Tuna Stuffed Tomatoes

This recipe comes from the cookbook La Dolce Vita by David Rocco. His recipe was entitled “Day at the Beach Tomatoes”, I think he called them that because they’re simple enough to prepare at the beach! But good luck eating these babies down at the beach, a fork and a knife are strongly recommended. 

Tuna Stuffed Tomatoes
Tuna Stuffed Tomatoes

This is truly a very simple recipe where the flavours of the ingredients combine perfectly. Creaminess from the mayo, freshness from parsley, and tangyness from brined capers elevate ordinary canned tuna to extraordinary deliciousness.
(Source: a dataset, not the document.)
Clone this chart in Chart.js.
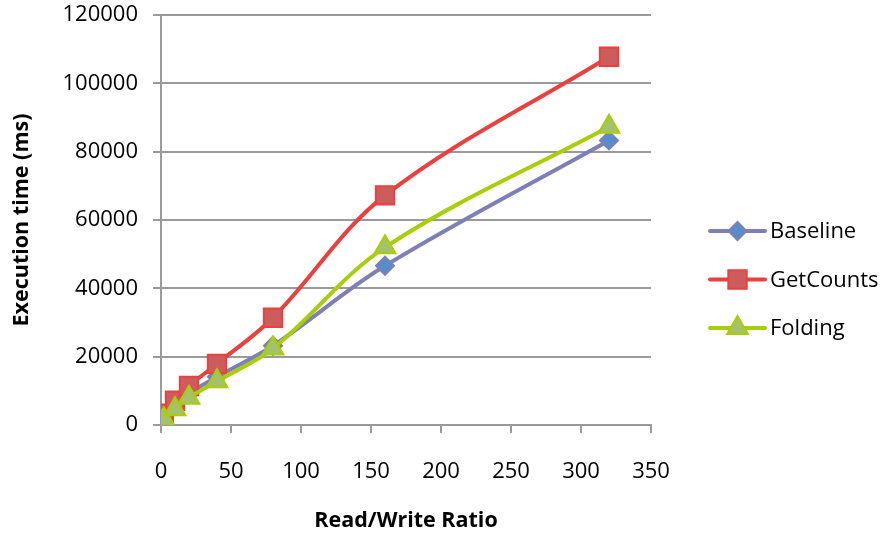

If you are missing an ingredient (especially the capers or parsley), I would strongly recommend that you go to the grocery store and get it for this dish! 

Mix together tuna, mayonnaise, chopped parsley, capers, and black pepper
Taste and add salt only if necessary, capers are very salty
Carefully cut off a thin slice from the top and bottom of the tomato and remove the inner pulp
Carefully spoon the tuna filling into the tomato and serve
Tuna Stuffed Tomatoes 
Serves: 1 
  • 80 g (~3 oz.) canned tuna (chunks or flakes)
  • 2 tsp (10 mL) finely chopped parsley 
  • 2 tsp (10 mL) roughly chopped capers 
  • 1/4 tsp (1 mL) ground black pepper 
  • 2 tsp (10 mL) mayonnaise 
  • Salt (optional) 
  • 1 medium sized tomato 
  1. Mix together tuna, parsley, capers, black pepper, and mayonnaise until well combined. Taste to check for seasonings. Add salt if necessary. 
  2. Cut off the top and a little bit of the bottom of the tomato, then carefully run the edge of a paring knife around the inside of the tomato and scoop out the inner pulp. 
  3. Stuff tomato with tuna and serve.